* [WHAT IS REQUIRED]: Output the lines exactly, from the one where "Emit a Python" appears through the one where "from bokeh.resources import INLINE" appears. Images are left out.

* [SUPPLIED MATERIAL]:

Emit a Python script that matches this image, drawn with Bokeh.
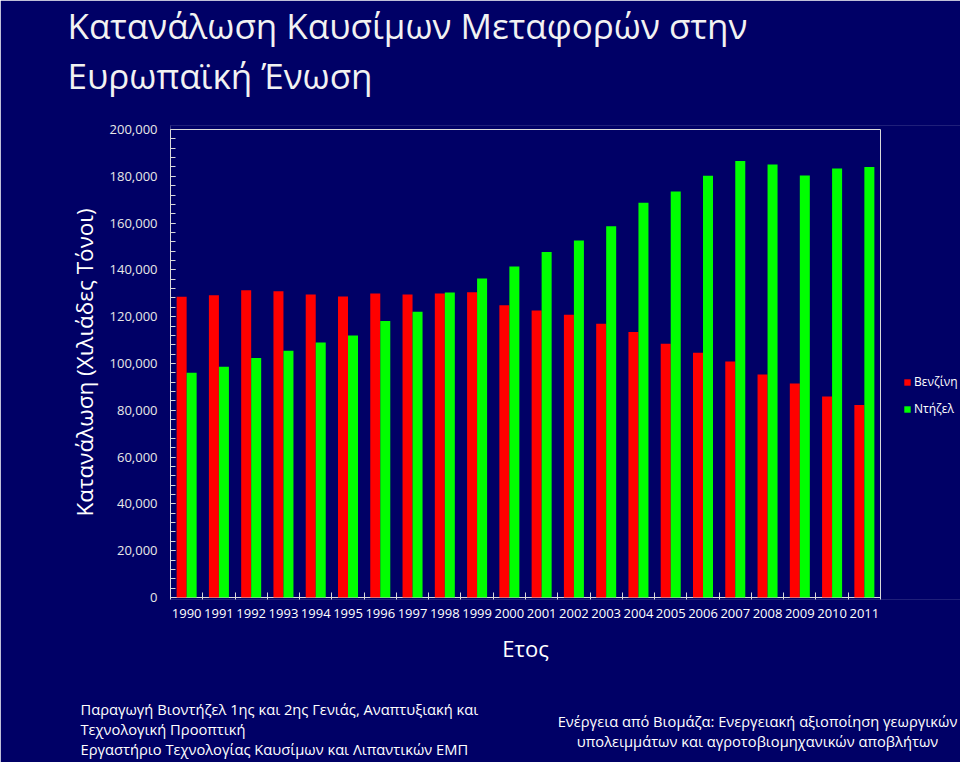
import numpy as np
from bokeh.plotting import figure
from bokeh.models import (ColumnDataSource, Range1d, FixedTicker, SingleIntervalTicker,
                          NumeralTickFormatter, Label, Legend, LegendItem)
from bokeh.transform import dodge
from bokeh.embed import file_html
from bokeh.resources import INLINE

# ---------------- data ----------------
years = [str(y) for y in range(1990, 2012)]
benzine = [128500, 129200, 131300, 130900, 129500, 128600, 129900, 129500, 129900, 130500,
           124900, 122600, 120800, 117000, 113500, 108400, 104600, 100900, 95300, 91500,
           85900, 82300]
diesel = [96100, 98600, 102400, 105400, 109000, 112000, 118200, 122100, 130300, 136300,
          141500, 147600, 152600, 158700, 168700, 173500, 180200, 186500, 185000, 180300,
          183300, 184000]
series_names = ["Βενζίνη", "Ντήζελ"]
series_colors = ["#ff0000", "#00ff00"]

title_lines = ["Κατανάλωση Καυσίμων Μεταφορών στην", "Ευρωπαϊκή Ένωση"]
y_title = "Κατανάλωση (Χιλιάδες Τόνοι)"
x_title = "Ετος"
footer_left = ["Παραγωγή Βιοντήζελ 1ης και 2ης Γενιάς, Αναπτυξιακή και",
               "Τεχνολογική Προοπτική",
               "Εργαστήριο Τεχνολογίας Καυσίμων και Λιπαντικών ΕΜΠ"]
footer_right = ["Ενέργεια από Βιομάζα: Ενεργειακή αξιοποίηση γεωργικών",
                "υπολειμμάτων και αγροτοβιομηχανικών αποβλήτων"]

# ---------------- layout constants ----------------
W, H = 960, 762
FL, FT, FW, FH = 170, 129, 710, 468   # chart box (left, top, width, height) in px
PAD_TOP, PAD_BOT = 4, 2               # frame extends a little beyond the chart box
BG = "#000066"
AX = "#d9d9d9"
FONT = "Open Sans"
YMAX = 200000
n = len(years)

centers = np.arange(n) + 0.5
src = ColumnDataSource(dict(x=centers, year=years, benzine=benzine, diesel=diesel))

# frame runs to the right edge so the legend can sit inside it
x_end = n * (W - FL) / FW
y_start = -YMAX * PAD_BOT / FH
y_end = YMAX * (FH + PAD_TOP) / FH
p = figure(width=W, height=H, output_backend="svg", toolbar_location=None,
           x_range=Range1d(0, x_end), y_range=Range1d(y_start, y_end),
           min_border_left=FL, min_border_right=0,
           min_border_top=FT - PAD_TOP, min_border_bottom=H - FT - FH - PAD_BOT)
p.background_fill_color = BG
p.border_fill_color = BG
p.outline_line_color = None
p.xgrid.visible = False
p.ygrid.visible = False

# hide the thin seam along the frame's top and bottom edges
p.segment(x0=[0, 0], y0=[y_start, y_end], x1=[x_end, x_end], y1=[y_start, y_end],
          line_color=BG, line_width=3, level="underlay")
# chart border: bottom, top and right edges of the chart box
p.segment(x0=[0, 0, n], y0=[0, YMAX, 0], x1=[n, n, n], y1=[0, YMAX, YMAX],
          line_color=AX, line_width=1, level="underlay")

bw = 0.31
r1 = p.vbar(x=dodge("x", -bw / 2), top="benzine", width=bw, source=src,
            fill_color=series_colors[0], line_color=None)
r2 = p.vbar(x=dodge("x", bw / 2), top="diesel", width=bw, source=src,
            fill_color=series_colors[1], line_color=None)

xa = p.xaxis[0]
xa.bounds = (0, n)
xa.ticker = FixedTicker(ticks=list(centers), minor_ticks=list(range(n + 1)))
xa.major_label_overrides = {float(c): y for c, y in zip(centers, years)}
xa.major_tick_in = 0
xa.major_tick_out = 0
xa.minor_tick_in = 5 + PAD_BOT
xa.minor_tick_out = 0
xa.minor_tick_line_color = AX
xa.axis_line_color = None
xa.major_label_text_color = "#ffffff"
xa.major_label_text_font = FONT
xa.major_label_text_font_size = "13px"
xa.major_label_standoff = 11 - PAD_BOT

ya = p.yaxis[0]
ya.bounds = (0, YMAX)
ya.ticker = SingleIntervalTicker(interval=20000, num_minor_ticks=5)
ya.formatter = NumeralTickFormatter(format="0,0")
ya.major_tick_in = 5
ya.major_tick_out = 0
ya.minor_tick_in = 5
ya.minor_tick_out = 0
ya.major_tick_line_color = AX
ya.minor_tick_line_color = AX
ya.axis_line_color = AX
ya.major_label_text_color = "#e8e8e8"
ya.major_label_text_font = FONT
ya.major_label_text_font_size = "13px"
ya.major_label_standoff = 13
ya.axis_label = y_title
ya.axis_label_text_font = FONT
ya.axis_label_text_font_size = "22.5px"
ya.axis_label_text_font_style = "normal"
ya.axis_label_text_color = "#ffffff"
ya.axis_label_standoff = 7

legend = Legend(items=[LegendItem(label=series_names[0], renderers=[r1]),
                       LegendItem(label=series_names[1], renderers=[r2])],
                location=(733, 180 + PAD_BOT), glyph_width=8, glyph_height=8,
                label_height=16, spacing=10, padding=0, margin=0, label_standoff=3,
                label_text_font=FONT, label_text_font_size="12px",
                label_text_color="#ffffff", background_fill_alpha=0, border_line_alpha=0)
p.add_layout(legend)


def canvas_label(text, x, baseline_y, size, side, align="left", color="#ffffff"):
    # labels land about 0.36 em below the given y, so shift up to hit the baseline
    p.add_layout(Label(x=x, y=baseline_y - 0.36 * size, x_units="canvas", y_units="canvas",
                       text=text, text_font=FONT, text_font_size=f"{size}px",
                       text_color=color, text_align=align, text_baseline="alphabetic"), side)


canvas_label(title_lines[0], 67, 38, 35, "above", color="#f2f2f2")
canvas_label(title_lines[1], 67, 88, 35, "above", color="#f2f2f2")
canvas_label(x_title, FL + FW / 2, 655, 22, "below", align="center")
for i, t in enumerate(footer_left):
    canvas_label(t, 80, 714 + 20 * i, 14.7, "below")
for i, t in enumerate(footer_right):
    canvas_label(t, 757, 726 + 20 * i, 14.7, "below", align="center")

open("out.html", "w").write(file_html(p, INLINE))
==
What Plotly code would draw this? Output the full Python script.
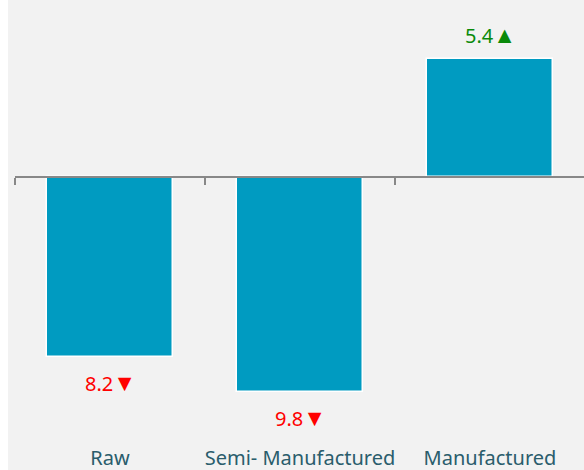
...
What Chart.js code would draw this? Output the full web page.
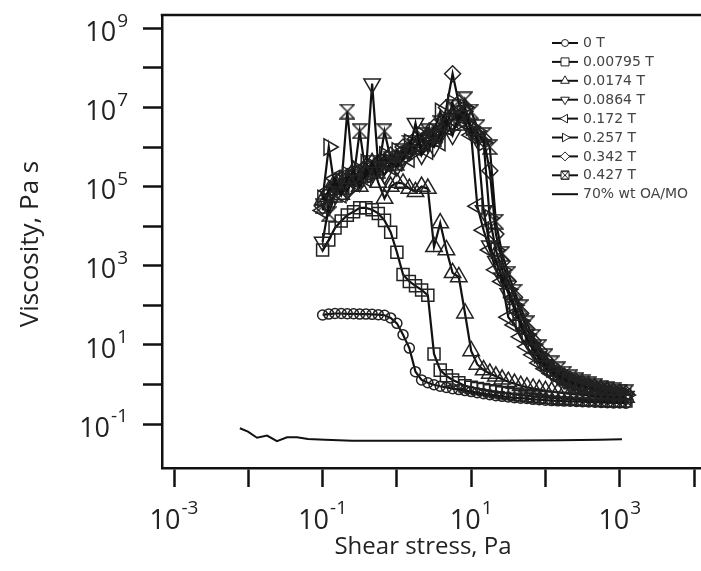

* [RESULT OF THE TASK]:
Emit a Python script that matches this image, drawn with Bokeh.
import numpy as np
from bokeh.plotting import figure
from bokeh.models import (ColumnDataSource, Range1d, FixedTicker, SingleIntervalTicker,
                          NumeralTickFormatter, Label, Legend, LegendItem)
from bokeh.transform import dodge
from bokeh.embed import file_html
from bokeh.resources import INLINE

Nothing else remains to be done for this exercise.